* **Work to do**
Output the material beneath this task exactly, images excluded.

* **Supplied information**
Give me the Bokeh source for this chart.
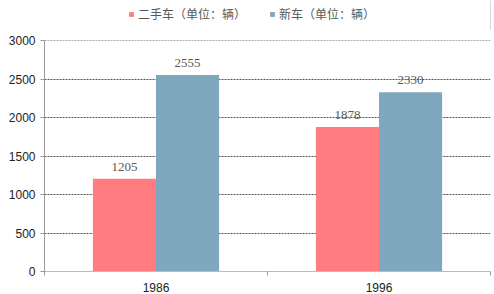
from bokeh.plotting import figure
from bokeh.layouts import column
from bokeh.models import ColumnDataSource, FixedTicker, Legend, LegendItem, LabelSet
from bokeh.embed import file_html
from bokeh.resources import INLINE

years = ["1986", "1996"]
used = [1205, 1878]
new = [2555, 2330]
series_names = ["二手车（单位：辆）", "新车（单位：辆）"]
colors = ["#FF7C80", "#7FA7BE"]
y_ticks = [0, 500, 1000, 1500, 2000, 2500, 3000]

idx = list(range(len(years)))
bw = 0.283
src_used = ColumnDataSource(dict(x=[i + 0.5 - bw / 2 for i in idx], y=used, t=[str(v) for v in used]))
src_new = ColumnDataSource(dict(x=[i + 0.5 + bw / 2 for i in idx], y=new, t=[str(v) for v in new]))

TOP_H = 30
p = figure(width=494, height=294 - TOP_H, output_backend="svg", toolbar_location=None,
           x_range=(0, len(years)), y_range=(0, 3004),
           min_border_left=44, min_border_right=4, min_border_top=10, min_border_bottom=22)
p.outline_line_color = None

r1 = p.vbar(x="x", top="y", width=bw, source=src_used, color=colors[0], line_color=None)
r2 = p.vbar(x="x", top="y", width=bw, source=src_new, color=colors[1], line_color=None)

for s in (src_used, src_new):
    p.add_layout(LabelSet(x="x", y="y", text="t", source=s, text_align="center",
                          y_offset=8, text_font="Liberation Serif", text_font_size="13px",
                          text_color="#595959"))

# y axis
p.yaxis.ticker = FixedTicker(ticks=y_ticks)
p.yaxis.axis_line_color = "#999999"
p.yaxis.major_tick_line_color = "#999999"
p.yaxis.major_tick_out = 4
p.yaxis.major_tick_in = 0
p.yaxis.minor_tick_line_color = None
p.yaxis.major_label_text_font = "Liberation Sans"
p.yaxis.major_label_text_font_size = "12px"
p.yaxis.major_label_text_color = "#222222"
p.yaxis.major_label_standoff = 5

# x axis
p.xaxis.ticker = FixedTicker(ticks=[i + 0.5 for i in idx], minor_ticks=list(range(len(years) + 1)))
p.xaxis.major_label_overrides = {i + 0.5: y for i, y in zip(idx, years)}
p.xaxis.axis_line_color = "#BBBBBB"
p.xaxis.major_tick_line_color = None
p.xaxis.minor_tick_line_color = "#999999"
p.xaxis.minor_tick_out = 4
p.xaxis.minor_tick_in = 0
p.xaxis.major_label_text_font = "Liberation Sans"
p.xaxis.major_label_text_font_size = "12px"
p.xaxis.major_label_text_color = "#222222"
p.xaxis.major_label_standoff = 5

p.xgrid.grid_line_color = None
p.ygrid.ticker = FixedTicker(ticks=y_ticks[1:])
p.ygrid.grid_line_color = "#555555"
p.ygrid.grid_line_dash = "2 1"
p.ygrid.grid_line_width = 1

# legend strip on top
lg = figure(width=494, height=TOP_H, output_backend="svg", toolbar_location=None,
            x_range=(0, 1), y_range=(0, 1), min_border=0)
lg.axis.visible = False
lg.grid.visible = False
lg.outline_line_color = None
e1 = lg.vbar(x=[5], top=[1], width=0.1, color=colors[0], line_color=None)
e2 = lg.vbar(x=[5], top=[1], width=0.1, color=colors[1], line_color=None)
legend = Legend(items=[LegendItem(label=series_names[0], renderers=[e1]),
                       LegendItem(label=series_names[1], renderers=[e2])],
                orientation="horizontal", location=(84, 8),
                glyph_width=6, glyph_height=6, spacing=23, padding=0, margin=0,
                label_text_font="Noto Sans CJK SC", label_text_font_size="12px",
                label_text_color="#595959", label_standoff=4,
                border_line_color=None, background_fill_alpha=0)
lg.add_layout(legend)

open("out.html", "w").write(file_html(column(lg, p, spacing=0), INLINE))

* **Reply**
Give me the Bokeh source for this chart.
from bokeh.plotting import figure
from bokeh.layouts import column
from bokeh.models import ColumnDataSource, FixedTicker, Legend, LegendItem, LabelSet
from bokeh.embed import file_html
from bokeh.resources import INLINE

years = ["1986", "1996"]
used = [1205, 1878]
new = [2555, 2330]
series_names = ["二手车（单位：辆）", "新车（单位：辆）"]
colors = ["#FF7C80", "#7FA7BE"]
y_ticks = [0, 500, 1000, 1500, 2000, 2500, 3000]

idx = list(range(len(years)))
bw = 0.283
src_used = ColumnDataSource(dict(x=[i + 0.5 - bw / 2 for i in idx], y=used, t=[str(v) for v in used]))
src_new = ColumnDataSource(dict(x=[i + 0.5 + bw / 2 for i in idx], y=new, t=[str(v) for v in new]))

TOP_H = 30
p = figure(width=494, height=294 - TOP_H, output_backend="svg", toolbar_location=None,
           x_range=(0, len(years)), y_range=(0, 3004),
           min_border_left=44, min_border_right=4, min_border_top=10, min_border_bottom=22)
p.outline_line_color = None

r1 = p.vbar(x="x", top="y", width=bw, source=src_used, color=colors[0], line_color=None)
r2 = p.vbar(x="x", top="y", width=bw, source=src_new, color=colors[1], line_color=None)

for s in (src_used, src_new):
    p.add_layout(LabelSet(x="x", y="y", text="t", source=s, text_align="center",
                          y_offset=8, text_font="Liberation Serif", text_font_size="13px",
                          text_color="#595959"))

# y axis
p.yaxis.ticker = FixedTicker(ticks=y_ticks)
p.yaxis.axis_line_color = "#999999"
p.yaxis.major_tick_line_color = "#999999"
p.yaxis.major_tick_out = 4
p.yaxis.major_tick_in = 0
p.yaxis.minor_tick_line_color = None
p.yaxis.major_label_text_font = "Liberation Sans"
p.yaxis.major_label_text_font_size = "12px"
p.yaxis.major_label_text_color = "#222222"
p.yaxis.major_label_standoff = 5

# x axis
p.xaxis.ticker = FixedTicker(ticks=[i + 0.5 for i in idx], minor_ticks=list(range(len(years) + 1)))
p.xaxis.major_label_overrides = {i + 0.5: y for i, y in zip(idx, years)}
p.xaxis.axis_line_color = "#BBBBBB"
p.xaxis.major_tick_line_color = None
p.xaxis.minor_tick_line_color = "#999999"
p.xaxis.minor_tick_out = 4
p.xaxis.minor_tick_in = 0
p.xaxis.major_label_text_font = "Liberation Sans"
p.xaxis.major_label_text_font_size = "12px"
p.xaxis.major_label_text_color = "#222222"
p.xaxis.major_label_standoff = 5

p.xgrid.grid_line_color = None
p.ygrid.ticker = FixedTicker(ticks=y_ticks[1:])
p.ygrid.grid_line_color = "#555555"
p.ygrid.grid_line_dash = "2 1"
p.ygrid.grid_line_width = 1

# legend strip on top
lg = figure(width=494, height=TOP_H, output_backend="svg", toolbar_location=None,
            x_range=(0, 1), y_range=(0, 1), min_border=0)
lg.axis.visible = False
lg.grid.visible = False
lg.outline_line_color = None
e1 = lg.vbar(x=[5], top=[1], width=0.1, color=colors[0], line_color=None)
e2 = lg.vbar(x=[5], top=[1], width=0.1, color=colors[1], line_color=None)
legend = Legend(items=[LegendItem(label=series_names[0], renderers=[e1]),
                       LegendItem(label=series_names[1], renderers=[e2])],
                orientation="horizontal", location=(84, 8),
                glyph_width=6, glyph_height=6, spacing=23, padding=0, margin=0,
                label_text_font="Noto Sans CJK SC", label_text_font_size="12px",
                label_text_color="#595959", label_standoff=4,
                border_line_color=None, background_fill_alpha=0)
lg.add_layout(legend)

open("out.html", "w").write(file_html(column(lg, p, spacing=0), INLINE))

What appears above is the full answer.